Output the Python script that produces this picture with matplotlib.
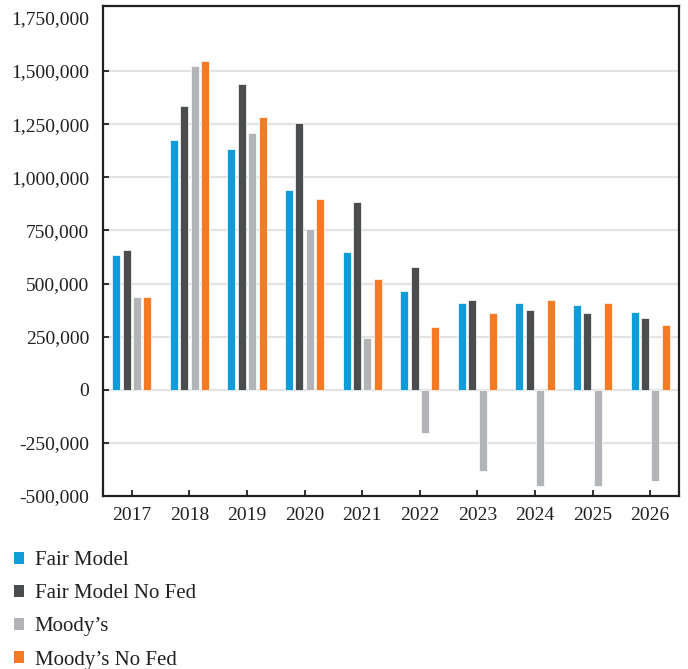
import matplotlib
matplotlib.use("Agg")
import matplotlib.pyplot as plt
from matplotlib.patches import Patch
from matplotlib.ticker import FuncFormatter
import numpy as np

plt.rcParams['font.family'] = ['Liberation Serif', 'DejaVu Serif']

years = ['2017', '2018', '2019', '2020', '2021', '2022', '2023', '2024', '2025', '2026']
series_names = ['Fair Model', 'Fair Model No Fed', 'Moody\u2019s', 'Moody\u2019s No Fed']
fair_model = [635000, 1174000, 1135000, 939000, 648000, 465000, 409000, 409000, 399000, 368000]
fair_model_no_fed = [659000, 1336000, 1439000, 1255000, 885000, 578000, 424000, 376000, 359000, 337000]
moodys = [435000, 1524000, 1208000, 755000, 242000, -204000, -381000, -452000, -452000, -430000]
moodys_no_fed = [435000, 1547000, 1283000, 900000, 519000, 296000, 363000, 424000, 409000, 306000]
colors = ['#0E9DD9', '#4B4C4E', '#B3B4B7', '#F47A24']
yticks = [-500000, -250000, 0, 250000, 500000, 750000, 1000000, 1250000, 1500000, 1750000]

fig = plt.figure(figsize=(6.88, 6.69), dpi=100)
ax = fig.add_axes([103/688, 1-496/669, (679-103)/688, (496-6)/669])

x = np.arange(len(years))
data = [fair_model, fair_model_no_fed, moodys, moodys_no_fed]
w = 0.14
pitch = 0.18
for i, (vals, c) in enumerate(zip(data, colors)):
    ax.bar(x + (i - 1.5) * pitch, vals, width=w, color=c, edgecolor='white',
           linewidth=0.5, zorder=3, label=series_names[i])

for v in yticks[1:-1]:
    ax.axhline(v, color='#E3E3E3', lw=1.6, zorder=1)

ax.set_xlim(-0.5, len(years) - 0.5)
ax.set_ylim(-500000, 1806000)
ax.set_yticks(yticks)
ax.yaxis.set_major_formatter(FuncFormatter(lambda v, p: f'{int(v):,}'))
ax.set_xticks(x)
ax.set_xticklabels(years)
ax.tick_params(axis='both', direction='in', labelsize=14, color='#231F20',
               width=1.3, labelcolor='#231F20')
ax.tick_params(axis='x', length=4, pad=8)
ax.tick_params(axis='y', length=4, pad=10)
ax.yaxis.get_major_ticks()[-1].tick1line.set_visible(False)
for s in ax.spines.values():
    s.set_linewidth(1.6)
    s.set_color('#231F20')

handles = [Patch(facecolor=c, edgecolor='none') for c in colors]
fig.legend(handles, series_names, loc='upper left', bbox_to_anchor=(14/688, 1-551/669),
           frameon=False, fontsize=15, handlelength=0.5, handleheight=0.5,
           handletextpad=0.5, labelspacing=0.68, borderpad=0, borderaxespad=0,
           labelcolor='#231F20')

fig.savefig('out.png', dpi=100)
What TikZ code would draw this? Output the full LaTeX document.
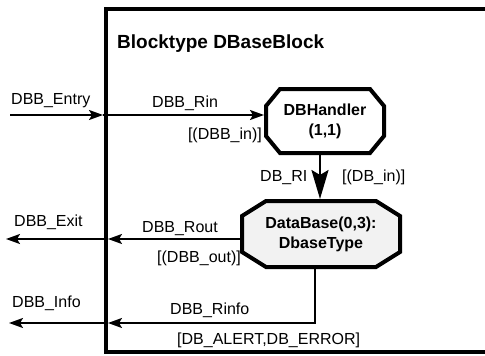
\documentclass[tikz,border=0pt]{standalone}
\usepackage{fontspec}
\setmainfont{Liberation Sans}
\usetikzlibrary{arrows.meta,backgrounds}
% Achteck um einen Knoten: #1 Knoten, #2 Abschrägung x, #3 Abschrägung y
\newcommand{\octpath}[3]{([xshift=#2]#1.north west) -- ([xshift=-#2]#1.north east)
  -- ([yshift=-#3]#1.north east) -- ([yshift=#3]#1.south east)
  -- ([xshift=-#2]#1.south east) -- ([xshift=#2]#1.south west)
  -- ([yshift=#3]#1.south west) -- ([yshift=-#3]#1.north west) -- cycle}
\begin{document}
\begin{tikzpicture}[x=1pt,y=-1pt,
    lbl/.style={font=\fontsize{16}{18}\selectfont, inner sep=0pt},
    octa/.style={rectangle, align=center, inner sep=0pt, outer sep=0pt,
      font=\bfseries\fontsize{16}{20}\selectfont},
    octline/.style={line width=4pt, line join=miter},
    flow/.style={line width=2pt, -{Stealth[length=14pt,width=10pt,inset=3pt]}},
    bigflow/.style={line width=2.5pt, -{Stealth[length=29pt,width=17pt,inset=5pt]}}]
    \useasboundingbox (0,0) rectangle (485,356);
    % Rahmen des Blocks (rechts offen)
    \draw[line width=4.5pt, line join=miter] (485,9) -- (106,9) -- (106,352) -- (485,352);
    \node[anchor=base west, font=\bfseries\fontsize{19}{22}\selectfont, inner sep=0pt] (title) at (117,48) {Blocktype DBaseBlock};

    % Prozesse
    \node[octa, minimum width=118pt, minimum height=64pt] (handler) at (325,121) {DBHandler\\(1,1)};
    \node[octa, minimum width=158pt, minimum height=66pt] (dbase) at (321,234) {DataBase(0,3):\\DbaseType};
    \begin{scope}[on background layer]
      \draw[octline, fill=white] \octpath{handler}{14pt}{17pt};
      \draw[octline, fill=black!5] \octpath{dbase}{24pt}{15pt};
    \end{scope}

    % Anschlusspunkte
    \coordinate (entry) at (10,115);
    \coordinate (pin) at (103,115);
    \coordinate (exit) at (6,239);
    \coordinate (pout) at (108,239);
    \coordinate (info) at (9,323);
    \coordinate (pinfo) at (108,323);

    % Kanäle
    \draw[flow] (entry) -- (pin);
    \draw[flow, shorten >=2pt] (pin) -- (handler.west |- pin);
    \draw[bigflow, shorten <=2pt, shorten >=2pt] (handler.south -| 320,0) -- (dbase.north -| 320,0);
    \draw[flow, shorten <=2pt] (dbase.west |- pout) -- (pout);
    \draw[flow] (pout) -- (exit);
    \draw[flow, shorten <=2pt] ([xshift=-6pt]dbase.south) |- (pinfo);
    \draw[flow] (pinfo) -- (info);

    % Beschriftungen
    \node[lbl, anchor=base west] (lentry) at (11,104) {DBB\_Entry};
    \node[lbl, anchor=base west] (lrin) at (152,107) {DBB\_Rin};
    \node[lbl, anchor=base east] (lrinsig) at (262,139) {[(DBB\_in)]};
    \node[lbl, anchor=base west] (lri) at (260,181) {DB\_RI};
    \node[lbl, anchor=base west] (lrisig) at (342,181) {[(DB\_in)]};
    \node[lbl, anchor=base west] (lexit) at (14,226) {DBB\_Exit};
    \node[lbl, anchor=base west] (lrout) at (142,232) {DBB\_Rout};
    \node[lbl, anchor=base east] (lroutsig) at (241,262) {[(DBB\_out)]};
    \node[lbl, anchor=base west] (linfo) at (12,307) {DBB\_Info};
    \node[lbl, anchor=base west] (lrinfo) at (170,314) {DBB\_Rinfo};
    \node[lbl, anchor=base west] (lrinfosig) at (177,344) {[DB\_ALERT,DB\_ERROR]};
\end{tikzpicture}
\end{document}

● ● ●

> Exercise brief
Of all the lines above, how many contain "matplotlib"? Give the number and nothing more.

> Answer to this task
6